## Set problem
Below is some material; set it all down exactly, apart from the pictures.

--- START ---

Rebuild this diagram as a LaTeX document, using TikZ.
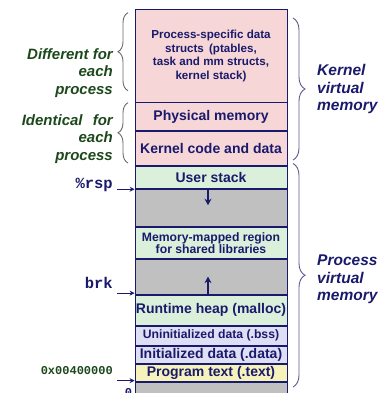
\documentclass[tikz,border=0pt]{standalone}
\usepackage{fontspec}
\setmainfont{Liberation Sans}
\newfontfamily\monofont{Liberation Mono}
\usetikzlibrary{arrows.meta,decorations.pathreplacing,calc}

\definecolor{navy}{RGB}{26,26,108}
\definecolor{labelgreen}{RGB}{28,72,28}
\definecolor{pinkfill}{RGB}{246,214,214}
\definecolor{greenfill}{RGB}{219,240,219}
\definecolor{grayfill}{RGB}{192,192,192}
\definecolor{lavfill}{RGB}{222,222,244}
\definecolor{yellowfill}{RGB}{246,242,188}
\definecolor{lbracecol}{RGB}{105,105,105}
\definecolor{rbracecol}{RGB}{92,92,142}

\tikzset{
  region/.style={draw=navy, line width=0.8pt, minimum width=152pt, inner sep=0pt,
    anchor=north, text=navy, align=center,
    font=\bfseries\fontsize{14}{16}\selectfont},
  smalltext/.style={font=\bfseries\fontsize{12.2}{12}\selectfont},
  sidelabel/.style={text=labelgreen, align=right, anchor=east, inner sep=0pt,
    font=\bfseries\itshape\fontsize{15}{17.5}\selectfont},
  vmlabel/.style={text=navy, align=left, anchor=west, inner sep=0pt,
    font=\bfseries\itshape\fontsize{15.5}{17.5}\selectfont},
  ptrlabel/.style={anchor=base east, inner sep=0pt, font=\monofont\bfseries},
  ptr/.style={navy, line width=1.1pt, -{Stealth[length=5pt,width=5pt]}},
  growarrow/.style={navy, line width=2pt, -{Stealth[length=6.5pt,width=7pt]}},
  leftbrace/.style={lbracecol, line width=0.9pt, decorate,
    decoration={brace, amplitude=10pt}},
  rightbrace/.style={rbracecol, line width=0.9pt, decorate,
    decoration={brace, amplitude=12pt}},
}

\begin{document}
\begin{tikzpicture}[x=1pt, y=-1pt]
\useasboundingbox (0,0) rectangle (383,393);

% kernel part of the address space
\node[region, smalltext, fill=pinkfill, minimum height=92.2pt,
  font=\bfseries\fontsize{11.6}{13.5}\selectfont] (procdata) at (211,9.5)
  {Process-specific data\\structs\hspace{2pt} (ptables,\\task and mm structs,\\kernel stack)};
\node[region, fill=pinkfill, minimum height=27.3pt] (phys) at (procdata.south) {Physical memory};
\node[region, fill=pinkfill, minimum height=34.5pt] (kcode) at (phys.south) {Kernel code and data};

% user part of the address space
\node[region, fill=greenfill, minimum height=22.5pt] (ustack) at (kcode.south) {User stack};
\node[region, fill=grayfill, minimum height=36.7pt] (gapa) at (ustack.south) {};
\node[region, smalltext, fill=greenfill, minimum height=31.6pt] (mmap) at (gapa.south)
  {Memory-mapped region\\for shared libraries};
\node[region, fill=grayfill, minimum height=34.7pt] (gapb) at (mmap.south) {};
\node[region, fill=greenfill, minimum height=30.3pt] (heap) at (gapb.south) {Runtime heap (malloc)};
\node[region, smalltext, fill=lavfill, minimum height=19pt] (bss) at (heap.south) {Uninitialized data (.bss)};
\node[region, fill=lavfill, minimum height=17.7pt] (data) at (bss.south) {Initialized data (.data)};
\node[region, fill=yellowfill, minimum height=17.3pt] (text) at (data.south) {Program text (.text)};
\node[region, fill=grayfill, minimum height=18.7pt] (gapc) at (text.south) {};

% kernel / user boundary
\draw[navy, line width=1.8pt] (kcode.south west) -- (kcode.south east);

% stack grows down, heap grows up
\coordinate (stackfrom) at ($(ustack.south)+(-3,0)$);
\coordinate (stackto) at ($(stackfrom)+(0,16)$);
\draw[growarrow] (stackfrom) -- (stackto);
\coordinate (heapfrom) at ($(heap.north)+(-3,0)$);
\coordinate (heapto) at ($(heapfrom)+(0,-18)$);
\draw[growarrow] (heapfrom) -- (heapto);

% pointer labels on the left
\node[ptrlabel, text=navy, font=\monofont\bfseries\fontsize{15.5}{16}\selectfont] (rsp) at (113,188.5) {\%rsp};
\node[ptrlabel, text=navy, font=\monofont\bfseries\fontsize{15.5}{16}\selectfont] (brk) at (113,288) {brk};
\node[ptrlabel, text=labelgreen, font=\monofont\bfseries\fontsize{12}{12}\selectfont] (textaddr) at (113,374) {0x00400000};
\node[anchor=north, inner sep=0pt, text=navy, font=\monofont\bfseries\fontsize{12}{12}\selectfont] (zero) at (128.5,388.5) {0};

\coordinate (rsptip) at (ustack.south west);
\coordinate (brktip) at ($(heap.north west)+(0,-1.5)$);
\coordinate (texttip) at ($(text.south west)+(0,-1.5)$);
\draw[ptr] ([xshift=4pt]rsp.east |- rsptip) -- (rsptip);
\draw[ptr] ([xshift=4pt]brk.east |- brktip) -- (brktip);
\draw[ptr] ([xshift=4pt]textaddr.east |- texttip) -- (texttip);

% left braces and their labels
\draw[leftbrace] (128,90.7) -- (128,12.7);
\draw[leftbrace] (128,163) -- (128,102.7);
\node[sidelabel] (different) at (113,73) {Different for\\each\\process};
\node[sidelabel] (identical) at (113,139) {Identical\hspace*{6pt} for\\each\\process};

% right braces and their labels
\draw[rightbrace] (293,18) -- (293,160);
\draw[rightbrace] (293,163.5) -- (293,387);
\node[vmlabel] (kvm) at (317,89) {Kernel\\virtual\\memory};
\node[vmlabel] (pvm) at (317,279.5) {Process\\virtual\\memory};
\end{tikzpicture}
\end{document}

--- END ---

## Task solution
Rebuild this diagram as a LaTeX document, using TikZ.
\documentclass[tikz,border=0pt]{standalone}
\usepackage{fontspec}
\setmainfont{Liberation Sans}
\newfontfamily\monofont{Liberation Mono}
\usetikzlibrary{arrows.meta,decorations.pathreplacing,calc}

\definecolor{navy}{RGB}{26,26,108}
\definecolor{labelgreen}{RGB}{28,72,28}
\definecolor{pinkfill}{RGB}{246,214,214}
\definecolor{greenfill}{RGB}{219,240,219}
\definecolor{grayfill}{RGB}{192,192,192}
\definecolor{lavfill}{RGB}{222,222,244}
\definecolor{yellowfill}{RGB}{246,242,188}
\definecolor{lbracecol}{RGB}{105,105,105}
\definecolor{rbracecol}{RGB}{92,92,142}

\tikzset{
  region/.style={draw=navy, line width=0.8pt, minimum width=152pt, inner sep=0pt,
    anchor=north, text=navy, align=center,
    font=\bfseries\fontsize{14}{16}\selectfont},
  smalltext/.style={font=\bfseries\fontsize{12.2}{12}\selectfont},
  sidelabel/.style={text=labelgreen, align=right, anchor=east, inner sep=0pt,
    font=\bfseries\itshape\fontsize{15}{17.5}\selectfont},
  vmlabel/.style={text=navy, align=left, anchor=west, inner sep=0pt,
    font=\bfseries\itshape\fontsize{15.5}{17.5}\selectfont},
  ptrlabel/.style={anchor=base east, inner sep=0pt, font=\monofont\bfseries},
  ptr/.style={navy, line width=1.1pt, -{Stealth[length=5pt,width=5pt]}},
  growarrow/.style={navy, line width=2pt, -{Stealth[length=6.5pt,width=7pt]}},
  leftbrace/.style={lbracecol, line width=0.9pt, decorate,
    decoration={brace, amplitude=10pt}},
  rightbrace/.style={rbracecol, line width=0.9pt, decorate,
    decoration={brace, amplitude=12pt}},
}

\begin{document}
\begin{tikzpicture}[x=1pt, y=-1pt]
\useasboundingbox (0,0) rectangle (383,393);

% kernel part of the address space
\node[region, smalltext, fill=pinkfill, minimum height=92.2pt,
  font=\bfseries\fontsize{11.6}{13.5}\selectfont] (procdata) at (211,9.5)
  {Process-specific data\\structs\hspace{2pt} (ptables,\\task and mm structs,\\kernel stack)};
\node[region, fill=pinkfill, minimum height=27.3pt] (phys) at (procdata.south) {Physical memory};
\node[region, fill=pinkfill, minimum height=34.5pt] (kcode) at (phys.south) {Kernel code and data};

% user part of the address space
\node[region, fill=greenfill, minimum height=22.5pt] (ustack) at (kcode.south) {User stack};
\node[region, fill=grayfill, minimum height=36.7pt] (gapa) at (ustack.south) {};
\node[region, smalltext, fill=greenfill, minimum height=31.6pt] (mmap) at (gapa.south)
  {Memory-mapped region\\for shared libraries};
\node[region, fill=grayfill, minimum height=34.7pt] (gapb) at (mmap.south) {};
\node[region, fill=greenfill, minimum height=30.3pt] (heap) at (gapb.south) {Runtime heap (malloc)};
\node[region, smalltext, fill=lavfill, minimum height=19pt] (bss) at (heap.south) {Uninitialized data (.bss)};
\node[region, fill=lavfill, minimum height=17.7pt] (data) at (bss.south) {Initialized data (.data)};
\node[region, fill=yellowfill, minimum height=17.3pt] (text) at (data.south) {Program text (.text)};
\node[region, fill=grayfill, minimum height=18.7pt] (gapc) at (text.south) {};

% kernel / user boundary
\draw[navy, line width=1.8pt] (kcode.south west) -- (kcode.south east);

% stack grows down, heap grows up
\coordinate (stackfrom) at ($(ustack.south)+(-3,0)$);
\coordinate (stackto) at ($(stackfrom)+(0,16)$);
\draw[growarrow] (stackfrom) -- (stackto);
\coordinate (heapfrom) at ($(heap.north)+(-3,0)$);
\coordinate (heapto) at ($(heapfrom)+(0,-18)$);
\draw[growarrow] (heapfrom) -- (heapto);

% pointer labels on the left
\node[ptrlabel, text=navy, font=\monofont\bfseries\fontsize{15.5}{16}\selectfont] (rsp) at (113,188.5) {\%rsp};
\node[ptrlabel, text=navy, font=\monofont\bfseries\fontsize{15.5}{16}\selectfont] (brk) at (113,288) {brk};
\node[ptrlabel, text=labelgreen, font=\monofont\bfseries\fontsize{12}{12}\selectfont] (textaddr) at (113,374) {0x00400000};
\node[anchor=north, inner sep=0pt, text=navy, font=\monofont\bfseries\fontsize{12}{12}\selectfont] (zero) at (128.5,388.5) {0};

\coordinate (rsptip) at (ustack.south west);
\coordinate (brktip) at ($(heap.north west)+(0,-1.5)$);
\coordinate (texttip) at ($(text.south west)+(0,-1.5)$);
\draw[ptr] ([xshift=4pt]rsp.east |- rsptip) -- (rsptip);
\draw[ptr] ([xshift=4pt]brk.east |- brktip) -- (brktip);
\draw[ptr] ([xshift=4pt]textaddr.east |- texttip) -- (texttip);

% left braces and their labels
\draw[leftbrace] (128,90.7) -- (128,12.7);
\draw[leftbrace] (128,163) -- (128,102.7);
\node[sidelabel] (different) at (113,73) {Different for\\each\\process};
\node[sidelabel] (identical) at (113,139) {Identical\hspace*{6pt} for\\each\\process};

% right braces and their labels
\draw[rightbrace] (293,18) -- (293,160);
\draw[rightbrace] (293,163.5) -- (293,387);
\node[vmlabel] (kvm) at (317,89) {Kernel\\virtual\\memory};
\node[vmlabel] (pvm) at (317,279.5) {Process\\virtual\\memory};
\end{tikzpicture}
\end{document}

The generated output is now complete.